Abstract
Historically, 20-40 mesh frac sand has been used in fracture stimulation treatments in the low permeability Devonian Sands of the Appalachian Basin. Carrier fluids have ranged from straight water to gelled water to water-based foams to crosslinked gelled water and even to crosslinked foams.
Recent work in the very low permeability (<0.1 md) Cotton Valley formation in East Texas has shown that the conventional wisdom of 20-40 mesh sand and high gel loading crosslinked fluids may not necessarily be the most effective treatment. 40-70 mesh frac sand and low gel loadings have proven beneficial. Although the Devonian Sands are not an exact match to the Cotton Valley, the very low permeability and low reservoir pressure make these sandstones a candidate for this type of treatment.
Using an industry accepted well productivity calculator and the parameters of a Devonian reservoir, the well production characteristics of various sand mesh sizes is investigated. This is only a small piece of the puzzle. Where proppant is placed in relationship to the productive interval(s) and effective fracture length are critical factors in the productivity of this type of reservoir.

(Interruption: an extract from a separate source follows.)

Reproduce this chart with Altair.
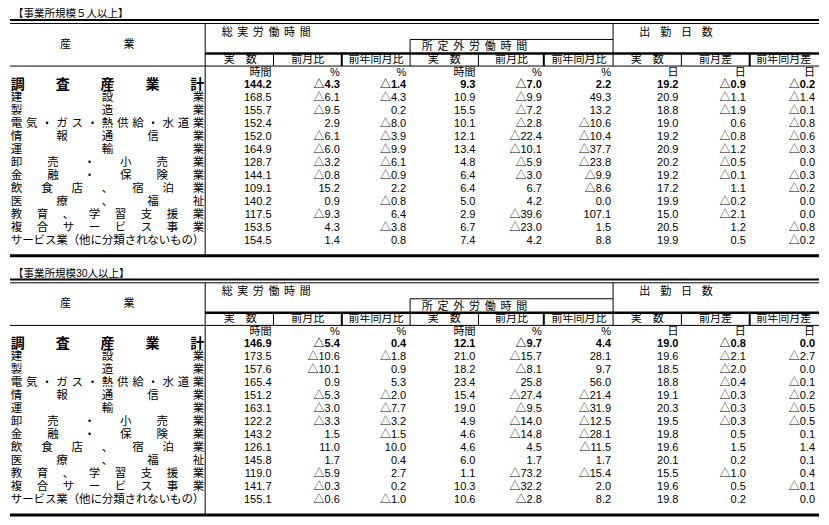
import altair as alt
import pandas as pd

# ---------------- data ----------------
titles = ["【事業所規模５人以上】", "【事業所規模30人以上】"]

industries = [
    "調査産業計", "建設業", "製造業", "電気・ガス・熱供給・水道業", "情報通信業",
    "運輸業", "卸売・小売業", "金融・保険業", "飲食店、宿泊業", "医療、福祉",
    "教育、学習支援業", "複合サービス事業", "サービス業（他に分類されないもの）",
]

group_headers = ["総実労働時間", "所定外労働時間", "出勤日数"]
sub_headers = ["実　数", "前月比", "前年同月比", "実　数", "前月比", "前年同月比",
               "実　数", "前月差", "前年同月差"]
units = ["時間", "%", "%", "時間", "%", "%", "日", "日", "日"]

# 5人以上
t5_total = [144.2, 168.5, 155.7, 152.4, 152.0, 164.9, 128.7, 144.1, 109.1, 140.2, 117.5, 153.5, 154.5]
t5_total_mom = [-4.3, -6.1, -9.5, 2.9, -6.1, -6.0, -3.2, -0.8, 15.2, 0.9, -9.3, 4.3, 1.4]
t5_total_yoy = [-1.4, -4.3, 0.2, -8.0, -3.9, -9.9, -6.1, -0.9, 2.2, -0.8, 6.4, -3.8, 0.8]
t5_over = [9.3, 10.9, 15.5, 10.1, 12.1, 13.4, 4.8, 6.4, 6.4, 5.0, 2.9, 6.7, 7.4]
t5_over_mom = [-7.0, -9.9, -7.2, -2.8, -22.4, -10.1, -5.9, -3.0, 6.7, 4.2, -39.6, -23.0, 4.2]
t5_over_yoy = [2.2, 49.3, 13.2, -10.6, -10.4, -37.7, -23.8, -9.9, -8.6, 0.0, 107.1, 1.5, 8.8]
t5_days = [19.2, 20.9, 18.8, 19.0, 19.2, 20.9, 20.2, 19.2, 17.2, 19.9, 15.0, 20.5, 19.9]
t5_days_mom = [-0.9, -1.1, -1.9, 0.6, -0.8, -1.2, -0.5, -0.1, 1.1, -0.2, -2.1, 1.2, 0.5]
t5_days_yoy = [-0.2, -1.4, -0.1, -0.8, -0.6, -0.3, 0.0, -0.3, -0.2, 0.0, 0.0, -0.8, -0.2]

# 30人以上
t30_total = [146.9, 173.5, 157.6, 165.4, 151.2, 163.1, 122.2, 143.2, 126.1, 145.8, 119.0, 141.7, 155.1]
t30_total_mom = [-5.4, -10.6, -10.1, 0.9, -5.3, -3.0, -3.3, 1.5, 11.0, 1.7, -5.9, -0.3, -0.6]
t30_total_yoy = [0.4, -1.8, 0.9, 5.3, -2.0, -7.7, -3.2, -1.5, 10.0, 0.4, 2.7, 0.2, -1.0]
t30_over = [12.1, 21.0, 18.2, 23.4, 15.4, 19.0, 4.9, 4.6, 4.6, 6.0, 1.1, 10.3, 10.6]
t30_over_mom = [-9.7, -15.7, -8.1, 25.8, -27.4, -9.5, -14.0, -14.8, 4.5, 1.7, -73.2, -32.2, -2.8]
t30_over_yoy = [4.4, 28.1, 9.7, 56.0, -21.4, -31.9, -12.5, -28.1, -11.5, 1.7, -15.4, 2.0, 8.2]
t30_days = [19.0, 19.6, 18.5, 18.8, 19.1, 20.3, 19.5, 19.8, 19.6, 20.1, 15.5, 19.6, 19.8]
t30_days_mom = [-0.8, -2.1, -2.0, -0.4, -0.3, -0.3, -0.3, 0.5, 1.5, 0.2, -1.0, 0.5, 0.2]
t30_days_yoy = [0.0, -2.7, 0.0, -0.1, -0.2, -0.5, -0.5, 0.1, 1.4, 0.1, 0.4, -0.1, 0.0]

tables = [
    [t5_total, t5_total_mom, t5_total_yoy, t5_over, t5_over_mom, t5_over_yoy,
     t5_days, t5_days_mom, t5_days_yoy],
    [t30_total, t30_total_mom, t30_total_yoy, t30_over, t30_over_mom, t30_over_yoy,
     t30_days, t30_days_mom, t30_days_yoy],
]

# ---------------- layout (reference pixel space 829 x 525) ----------------
W, H = 829, 525
OFFSETS = [0, 268]
NUM_RIGHT = [268, 338, 406, 477, 545, 616, 685, 754, 825]
SUB_CENTER = [236, 305, 375, 445, 514, 583, 653, 723, 793]
# (left edge, right edge, y) for the spaced-out group headers
GROUP_SPAN = [(217, 308, 26), (422, 530, 40.5), (645, 720, 26)]
ROW0, ROWSTEP, UNIT_Y = 79.5, 13.4, 67
FONT = "Liberation Sans, Noto Sans CJK JP"


def fmt(v):
    return ("△" + f"{abs(v):.1f}") if v < 0 else f"{v:.1f}"


def spread(text, left, right, fs):
    n = len(text)
    lo, hi = left + fs / 2, right - fs / 2
    if n == 1:
        return [((lo + hi) / 2, text)]
    return [(lo + (hi - lo) * k / (n - 1), ch) for k, ch in enumerate(text)]


rules, nums, nums_b, units_rows, chars, chars_b, left_txt, center_txt = ([] for _ in range(8))

for t, off in enumerate(OFFSETS):
    left_txt.append(dict(x=3, y=6.5 + off, text=titles[t], size=10.5))
    # horizontal rules
    for x1, x2, y, w in [(0, W, 12.5, 2), (0, W, 16, 1), (410, 618, 32.5, 1),
                         (200, W, 47, 2.5), (0, W, 60, 1), (0, W, 256, 3)]:
        rules.append(dict(x=x1, x2=x2, y=y + off, y2=y + off, w=w))
    # vertical rules
    for x, y1, y2, w in [(200, 16, 256, 1), (618, 16, 60, 1), (410, 32.5, 60, 1),
                         (270, 47, 60, 1), (340, 47, 60, 2), (480, 47, 60, 1),
                         (547, 47, 60, 2), (688, 47, 60, 1), (758, 47, 60, 2)]:
        rules.append(dict(x=x, x2=x, y=y1 + off, y2=y2 + off, w=w))
    # headers
    center_txt.append(dict(x=57, y=38 + off, text="産", size=11))
    center_txt.append(dict(x=122, y=38 + off, text="業", size=11))
    for (gl, gr, gy), g in zip(GROUP_SPAN, group_headers):
        for x, ch in spread(g, gl, gr, 11):
            center_txt.append(dict(x=x, y=gy + off, text=ch, size=11))
    for cx, s in zip(SUB_CENTER, sub_headers):
        center_txt.append(dict(x=cx, y=53.5 + off, text=s, size=11))
    for rx, u in zip(NUM_RIGHT, units):
        units_rows.append(dict(x=rx, y=UNIT_Y + off, text=u, size=11))
    # rows
    for i, name in enumerate(industries):
        y = ROW0 + i * ROWSTEP + off
        fs = 14 if i == 0 else 11.5
        for x, ch in spread(name, 1, 199, fs):
            (chars_b if i == 0 else chars).append(dict(x=x, y=y, text=ch, size=fs))
        for c, rx in enumerate(NUM_RIGHT):
            (nums_b if i == 0 else nums).append(
                dict(x=rx, y=y, text=fmt(tables[t][c][i]), size=11))

xs = alt.Scale(domain=[0, W], nice=False, zero=False)
ys = alt.Scale(domain=[0, H], nice=False, zero=False, reverse=True)


def text_layer(rows, align, weight="normal"):
    return alt.Chart(pd.DataFrame(rows)).mark_text(
        align=align, baseline="middle", font=FONT, fontWeight=weight, color="black"
    ).encode(
        x=alt.X("x:Q", scale=xs, axis=None),
        y=alt.Y("y:Q", scale=ys, axis=None),
        text="text:N",
        size=alt.Size("size:Q", scale=None, legend=None),
    )


rule_layer = alt.Chart(pd.DataFrame(rules)).mark_rule(color="black").encode(
    x=alt.X("x:Q", scale=xs, axis=None),
    x2="x2:Q",
    y=alt.Y("y:Q", scale=ys, axis=None),
    y2="y2:Q",
    strokeWidth=alt.StrokeWidth("w:Q", scale=None, legend=None),
)

chart = alt.layer(
    rule_layer,
    text_layer(chars, "center"),
    text_layer(chars_b, "center", "bold"),
    text_layer(nums, "right"),
    text_layer(nums_b, "right", "bold"),
    text_layer(units_rows, "right"),
    text_layer(left_txt, "left"),
    text_layer(center_txt, "center"),
).properties(
    width=813, height=509, padding=0,
    autosize=alt.AutoSizeParams(type="fit", contains="padding"),
    background="white",
).configure_view(stroke=None)

chart.save("out.html", embed_options={"renderer": "svg", "actions": False})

A 3-dimensional fracture simulator is employed to demonstrate the improved efficiency attained in the placement of small mesh sand (40-70). Various carrier fluids are employed to place the sand. These results are then run through the well productivity calculator demonstrating the importance of proppant placement.
Although pound for pound a large mesh proppant will have improved conductivity, the deeper placement attained with smaller mesh proppants improves well potential. This paper presents this data and develops a case justifying a change in conventional Devonian Sand fracture stimulation philosophy.